Except thou take away the blind.



Security not safety

A graphic picture of the haughty security of the Jebusites and of their consequent weakness is given in Stanley’s Sinai and Palestine. The late Dean wrote: “When David appeared under the walls of Jebus the ‘old inhabitants of the land,’ the last remnant of their race that clung to that mountain home, exulting in the strength of these ancient ‘everlasting gates” looked proudly down on the army below and said, ‘Except thou take away the blind and the lame, thou shalt not come in thither; thinking David cannot come in thither.’ The blind and the lame they thought were sufficient to defend what nature had so strongly defended.

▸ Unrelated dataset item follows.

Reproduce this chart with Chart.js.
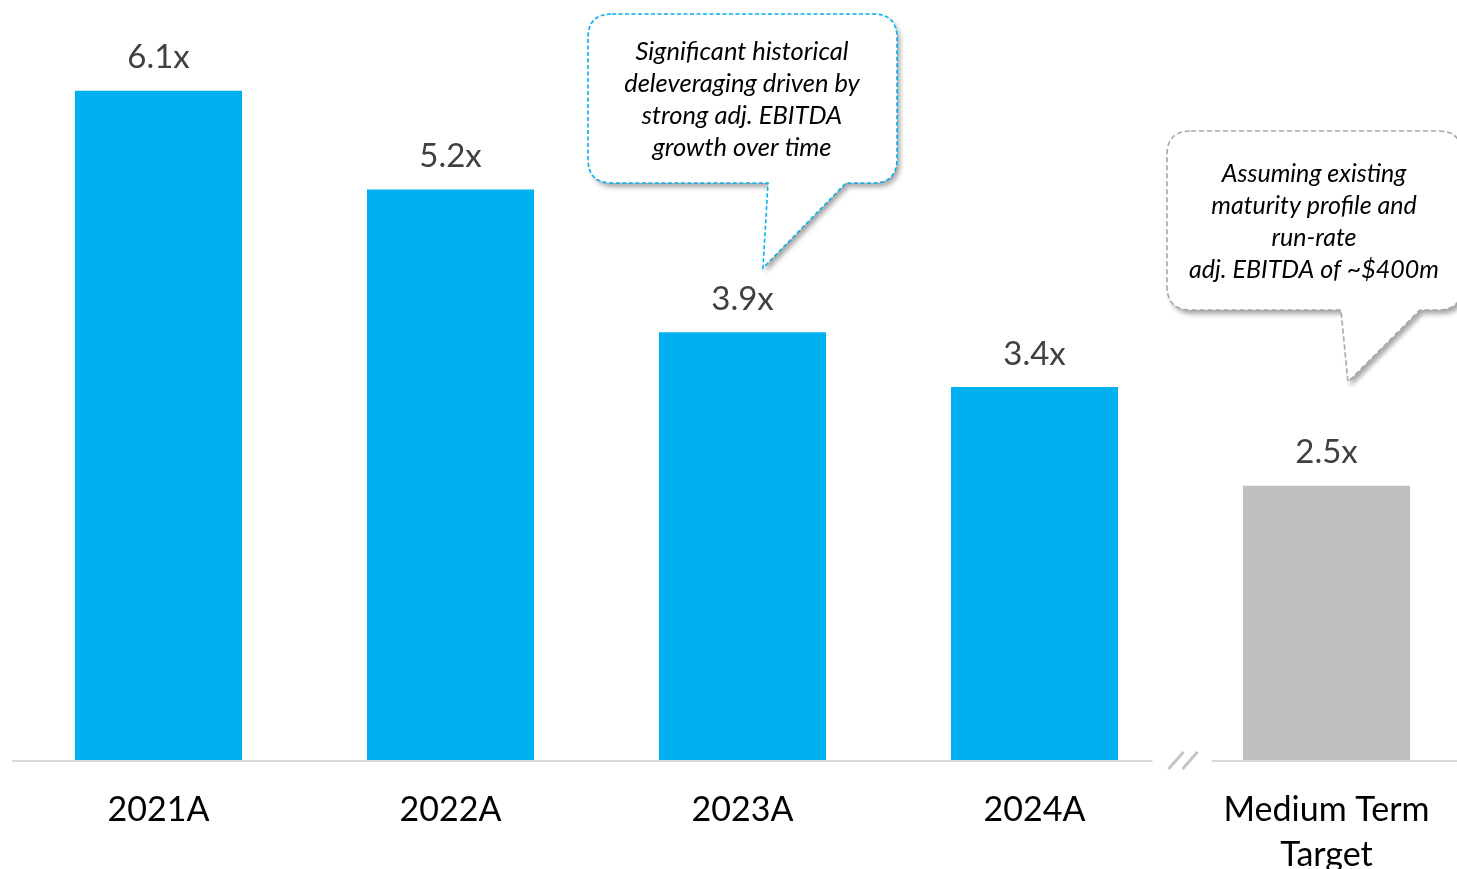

It was the often-repeated story of the capture of fortresses through what seemed their strongest and therefore became their weakest point. ‘Precipitous, and therefore neglected.’ Such was the fate of Sardis, and of Rome, and such was the fate of Jebus. (Sunday School Times.)



Jeering as a war-weapon

Long before the origin of the comic-caricature as a political war-weapon, scoffs and jeers were a favourite projectile in Oriental warfare--as they are, in the East, at the present time. The jeer of Tobiah, against the Jews who were rebuilding the walls of Jerusalem Under Nehemiah, was: “Even that which they build, if a fox go up, he shall even break down their stone wall.” This was, in spirit, much like the Jebusite jeer at David, Our blind and lame can keep your host at bay. “Come on, thou rider of a kadesh!” (a hack-horse) was the cry of one shaykh to another in a combat in Palestine, as reported by Mrs. Finn. And the response of the other was: “At least I am not the son of a gypsy!” Arab warfare is so far not unlike Chinese warfare; and so far the present is much like the days of David, in the East. (Sunday School Times.)